The market's expectation was draw of 800,000 barrels in crude oil inventories. The actual record was a much larger draw that surprised the market. EIA also reported a large draw in the inventories of the oil products.
In the previous week ending Aug. 31, EIA reported a draw of 4.3 million barrels of U.S. crude oil inventories. The commercial crude oil inventories excluding SPR is 15.4 percent below the levels of the same week last year.
U.S. crude oil refinery inputs averaged 17.86 million barrels per day during last week, which was 210,000 barrels per day higher than the previous week's average. Over the past four weeks, refinery inputs averaged 17.74 million barrels per day, 11.3 percent higher than the same four-week period of last year.
The big increase in crude oil inputs to refineries over the same period of the last year was due to the fact that Hurricane Harvey hit the Gulf coast a year ago which caused major disruptions in the refinery activities. During the same week last year, crude oil inputs to refineries averaged 14.08 million barrels per day.
High refinery utilization was a major reason behind the builds in gasoline and distillates. It also caused a larger draw in crude oil inventories.
U.S. total motor gasoline inventories increased by 1.3 million barrels last week, about 8 percent above the levels of the same week last year. Distillate fuel inventories increased by 6.2 million barrels last week, 3.6 percent below the levels of the same week last year.
Total commercial petroleum inventories increased by 10.1 million barrels last week.
According to EIA, U.S. total products supplied over the last four-week period averaged 21.48 million barrels per day, up by 5.1 percent from the same period last year. Over the past four weeks, motor gasoline supplied averaged 9.68 million barrels per day, up by 1.2 percent from the same period last year.
Distillate fuel oil supplied over the last four-week period averaged 4.02 million barrels per day, down by 0.2 percent from the same period last year. Over the past four weeks, jet fuel supplied averaged 1.80 million barrels per day, up by 5.9 percent from the same period last year.
Meanwhile, EIA reported that U.S. crude oil production went down by 100,000 to 10.9 million barrels per day.
U.S. crude oil imports averaged 7.59 million barrels per day last week, 123,000 barrels per day lower than the levels of the previous week.

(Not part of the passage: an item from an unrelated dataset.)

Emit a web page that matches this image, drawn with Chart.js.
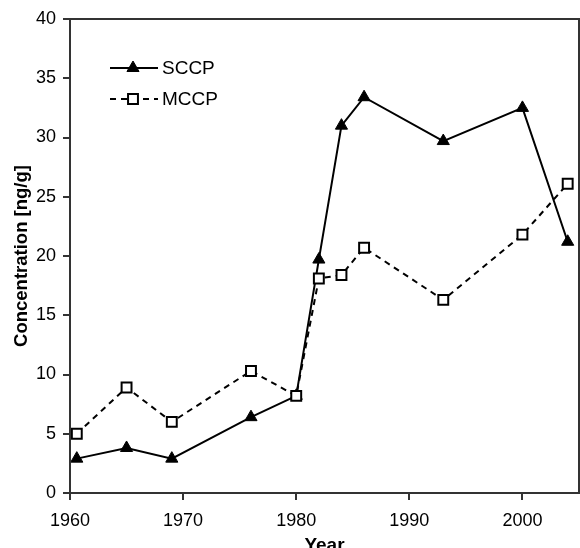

Over the past four weeks, crude oil imports averaged 7.58 million barrels per day, 0.2 percent lower than the same four-week period last year.
U.S. crude oil exports averaged 1.83 million barrels per day last week, up by 320,000 barrels per day from the previous week.
Oil prices moved upward on Wednesday after official data showed large draw in U.S crude oil inventories, despite the large build in distillates inventories.
EIA downgraded on Tuesday its forecast on the U.S. oil production in 2019 from 11.7 million barrels per day to 11.5 million barrels per day, supporting the bullish sentiment on oil prices.
On Wednesday, West Texas Intermediate (WTI) for October delivery price increased by 1.6 percent to settle at 70.37 dollars a barrel on the New York Mercantile Exchange, while Brent crude for November delivery increased by 0.9 percent to settle at 79.74 dollars a barrel on the London ICE Futures Exchange.
Analysts attributed part of the prices rally to the approaching tropical storms. Hurricane Florence is expected to hit the East coast on Thursday which might disrupt the fuel flows via pipelines in the areas due to power outages.
Moreover, tropical storm Isaac is expected to hit the Gulf of Mexico this weekend which might interrupt the production activities in the Gulf and the refinery infrastructure along the coastline.
U.S. Gulf coast refineries contain around 55 percent of the U.S. total refinery operating capacity, which makes oil traders pay very close attention to the updates about the tropical storms.